His DRFTRS works, large scale dyed and sewn pieces, have attracted institutional attention and serious secondary market interest, appearing at venues from the Museum of Contemporary Art Los Angeles to Gagosian's international spaces. The museum world has been unambiguous in its signals. The Costume Institute at the Metropolitan Museum of Art continues to attract record attendance, but more interesting from a collecting perspective is the way encyclopedic institutions have been integrating textile practice into their contemporary galleries rather than siloing it into decorative arts departments. The Tate Modern's ongoing commitment to fiber based work, including acquisitions of Anni Albers holdings that helped contextualize living artists, reflects a curatorial argument that fabric is not a subcategory of fine art but one of its primary languages.

Cornelius Annor
Asempa Aba Fie (Good News in the House), 2021
When Tate buys, the market listens. Among younger practitioners, Tschabalala Self and Cornelius Annor both use fabric in ways that feel urgent rather than nostalgic. Self's sewn and painted figures carry the weight of Black embodiment and popular culture simultaneously, and her institutional rise has been steep. She has shown at Parasol Unit in London and had her work acquired by major American museums within a remarkably compressed timeline.
Annor's paintings, which incorporate wax printed textiles associated with West African visual culture, situate personal history inside a broader conversation about globalization and authenticity. Both artists are well represented on The Collection and reflect the current critical enthusiasm for work that uses fabric not as decoration but as argument. The writers and curators shaping this conversation include Glenn Adamson, whose book Thinking Through Craft made an influential case for reclaiming the handmade from its subordinate status in the hierarchy of artistic production. Curator Judith Diment's work at the Whitechapel Gallery brought attention to the political dimensions of textile practice in ways that younger critics have built upon.

Mike Kelley
Pansy Metal / Clovered Hoof
Artforum and Frieze have both published substantial features in recent years on the resurgence of weaving and fabric work, often framing it alongside questions of labor, gender, and the archive.
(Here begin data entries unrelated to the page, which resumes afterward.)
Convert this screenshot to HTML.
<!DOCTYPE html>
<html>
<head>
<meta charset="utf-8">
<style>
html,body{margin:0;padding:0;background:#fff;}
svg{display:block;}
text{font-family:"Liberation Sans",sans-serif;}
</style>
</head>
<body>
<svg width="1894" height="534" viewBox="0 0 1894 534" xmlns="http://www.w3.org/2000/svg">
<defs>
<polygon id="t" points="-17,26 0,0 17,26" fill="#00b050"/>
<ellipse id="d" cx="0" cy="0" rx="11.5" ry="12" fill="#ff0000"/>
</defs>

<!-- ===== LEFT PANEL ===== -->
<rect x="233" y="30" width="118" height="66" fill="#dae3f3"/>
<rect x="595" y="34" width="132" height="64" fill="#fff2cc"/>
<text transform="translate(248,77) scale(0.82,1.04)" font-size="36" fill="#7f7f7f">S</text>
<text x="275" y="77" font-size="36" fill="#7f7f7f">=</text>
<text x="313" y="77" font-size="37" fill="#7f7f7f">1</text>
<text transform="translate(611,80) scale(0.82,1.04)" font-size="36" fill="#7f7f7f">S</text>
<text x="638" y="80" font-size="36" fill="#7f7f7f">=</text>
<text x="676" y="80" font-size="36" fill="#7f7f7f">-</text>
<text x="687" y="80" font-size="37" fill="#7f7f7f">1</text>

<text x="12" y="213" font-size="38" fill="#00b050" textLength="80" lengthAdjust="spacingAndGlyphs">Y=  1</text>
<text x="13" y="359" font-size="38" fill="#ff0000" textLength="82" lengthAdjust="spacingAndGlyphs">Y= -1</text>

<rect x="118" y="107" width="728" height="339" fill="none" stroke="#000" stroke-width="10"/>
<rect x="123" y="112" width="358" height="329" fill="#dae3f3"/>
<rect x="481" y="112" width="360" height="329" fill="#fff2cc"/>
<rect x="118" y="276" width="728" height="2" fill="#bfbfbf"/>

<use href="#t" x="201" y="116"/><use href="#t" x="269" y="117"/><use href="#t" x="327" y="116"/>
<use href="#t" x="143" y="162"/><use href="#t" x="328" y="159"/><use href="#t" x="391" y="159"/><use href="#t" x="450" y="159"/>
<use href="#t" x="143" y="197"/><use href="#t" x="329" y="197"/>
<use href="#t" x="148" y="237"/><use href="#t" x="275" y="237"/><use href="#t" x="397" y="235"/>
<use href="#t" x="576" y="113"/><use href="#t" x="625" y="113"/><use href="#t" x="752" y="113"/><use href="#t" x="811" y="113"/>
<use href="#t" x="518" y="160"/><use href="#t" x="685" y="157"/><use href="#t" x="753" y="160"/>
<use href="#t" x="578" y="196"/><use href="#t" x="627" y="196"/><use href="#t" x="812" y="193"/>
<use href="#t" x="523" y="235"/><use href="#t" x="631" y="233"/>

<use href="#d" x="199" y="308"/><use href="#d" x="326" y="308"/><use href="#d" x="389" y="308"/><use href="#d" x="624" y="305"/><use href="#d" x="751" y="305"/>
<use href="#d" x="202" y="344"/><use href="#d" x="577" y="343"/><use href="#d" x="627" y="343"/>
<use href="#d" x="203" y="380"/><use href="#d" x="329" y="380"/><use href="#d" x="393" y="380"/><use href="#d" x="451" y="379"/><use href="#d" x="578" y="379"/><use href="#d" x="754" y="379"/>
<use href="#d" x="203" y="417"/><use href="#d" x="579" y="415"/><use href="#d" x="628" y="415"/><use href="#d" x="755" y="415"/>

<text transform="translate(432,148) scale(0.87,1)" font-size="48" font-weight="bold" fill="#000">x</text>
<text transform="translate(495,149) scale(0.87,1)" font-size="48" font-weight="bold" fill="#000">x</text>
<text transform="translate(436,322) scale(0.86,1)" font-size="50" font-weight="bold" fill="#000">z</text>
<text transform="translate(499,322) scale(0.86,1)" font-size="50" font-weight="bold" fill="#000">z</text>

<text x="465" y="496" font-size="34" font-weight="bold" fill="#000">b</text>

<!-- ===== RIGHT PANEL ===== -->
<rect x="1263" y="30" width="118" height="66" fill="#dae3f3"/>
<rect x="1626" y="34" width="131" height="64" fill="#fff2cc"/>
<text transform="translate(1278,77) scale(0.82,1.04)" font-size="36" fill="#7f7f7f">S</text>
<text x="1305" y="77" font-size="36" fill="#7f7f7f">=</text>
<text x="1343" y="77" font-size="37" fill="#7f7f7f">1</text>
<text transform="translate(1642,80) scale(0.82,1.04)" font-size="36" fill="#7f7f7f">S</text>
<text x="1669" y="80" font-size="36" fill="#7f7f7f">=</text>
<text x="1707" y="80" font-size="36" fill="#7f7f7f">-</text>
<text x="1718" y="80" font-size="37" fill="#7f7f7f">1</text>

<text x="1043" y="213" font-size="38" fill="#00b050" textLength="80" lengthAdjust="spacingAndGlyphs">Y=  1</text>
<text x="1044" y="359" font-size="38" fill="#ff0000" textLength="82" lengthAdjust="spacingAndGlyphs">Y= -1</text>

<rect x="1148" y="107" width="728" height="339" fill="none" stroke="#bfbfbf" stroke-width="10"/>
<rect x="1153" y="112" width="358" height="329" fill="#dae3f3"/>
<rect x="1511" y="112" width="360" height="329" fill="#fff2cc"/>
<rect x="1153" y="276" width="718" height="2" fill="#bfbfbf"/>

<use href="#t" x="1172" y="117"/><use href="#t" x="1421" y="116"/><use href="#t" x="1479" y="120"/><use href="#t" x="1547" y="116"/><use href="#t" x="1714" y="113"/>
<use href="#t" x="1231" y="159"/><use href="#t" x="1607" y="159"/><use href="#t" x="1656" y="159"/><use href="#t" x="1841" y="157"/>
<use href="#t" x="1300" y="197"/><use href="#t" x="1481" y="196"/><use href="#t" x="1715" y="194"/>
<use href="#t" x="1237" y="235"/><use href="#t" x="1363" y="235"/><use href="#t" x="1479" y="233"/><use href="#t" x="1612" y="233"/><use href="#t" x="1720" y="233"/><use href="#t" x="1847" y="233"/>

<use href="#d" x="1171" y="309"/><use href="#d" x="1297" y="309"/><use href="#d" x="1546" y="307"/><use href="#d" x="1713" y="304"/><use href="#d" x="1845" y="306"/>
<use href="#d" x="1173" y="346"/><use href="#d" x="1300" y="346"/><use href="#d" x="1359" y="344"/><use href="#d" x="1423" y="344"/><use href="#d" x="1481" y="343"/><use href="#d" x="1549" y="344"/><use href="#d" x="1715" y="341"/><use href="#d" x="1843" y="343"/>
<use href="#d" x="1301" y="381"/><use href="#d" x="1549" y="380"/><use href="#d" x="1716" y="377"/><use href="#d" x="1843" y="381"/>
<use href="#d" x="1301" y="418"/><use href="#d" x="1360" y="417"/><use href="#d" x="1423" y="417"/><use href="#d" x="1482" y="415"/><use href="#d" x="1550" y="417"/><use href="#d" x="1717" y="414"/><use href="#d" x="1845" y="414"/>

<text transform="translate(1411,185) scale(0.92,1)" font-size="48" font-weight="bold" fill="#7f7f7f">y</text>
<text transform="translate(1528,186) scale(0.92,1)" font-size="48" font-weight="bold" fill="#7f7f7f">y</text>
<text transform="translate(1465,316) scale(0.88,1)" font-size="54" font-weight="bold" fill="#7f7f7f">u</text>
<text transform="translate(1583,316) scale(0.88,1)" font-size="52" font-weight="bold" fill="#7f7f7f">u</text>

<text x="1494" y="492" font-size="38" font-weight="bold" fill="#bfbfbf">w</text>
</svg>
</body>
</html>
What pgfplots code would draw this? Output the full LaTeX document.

That critical infrastructure matters because it creates the intellectual context in which prices are justified and institutions feel confident acquiring. What feels alive right now is the crossover energy between design and fine art fabric practice. Margo Wolowiec's digitally derived weavings sit at that intersection in a way that feels genuinely new rather than merely trend adjacent.
Ayan Farah's painted linen works, which use the support itself as a kind of protagonist, are drawing sustained gallery and museum attention. The Indonesian batik pieces in historical collections, including the Javanese sarongs noted among the works on The Collection, are also being revisited with fresh eyes as scholars and curators reconsider how non Western textile traditions shaped twentieth century abstraction in ways that were long undercredited. What feels settled is the argument that fabric belongs in serious collections at all. That battle is over.
What remains genuinely open is how the market will price the historical material relative to living practitioners, and whether the current enthusiasm reflects a durable revaluation or a moment of fashion. The evidence from auction rooms and acquisition committees suggests the former. Fabric carries time differently than any other medium. It softens, creases, absorbs.
It holds the trace of a body. In an art world sometimes accused of prizing the cold and the legible above all else, that warmth is not a weakness. It turns out to be exactly the point.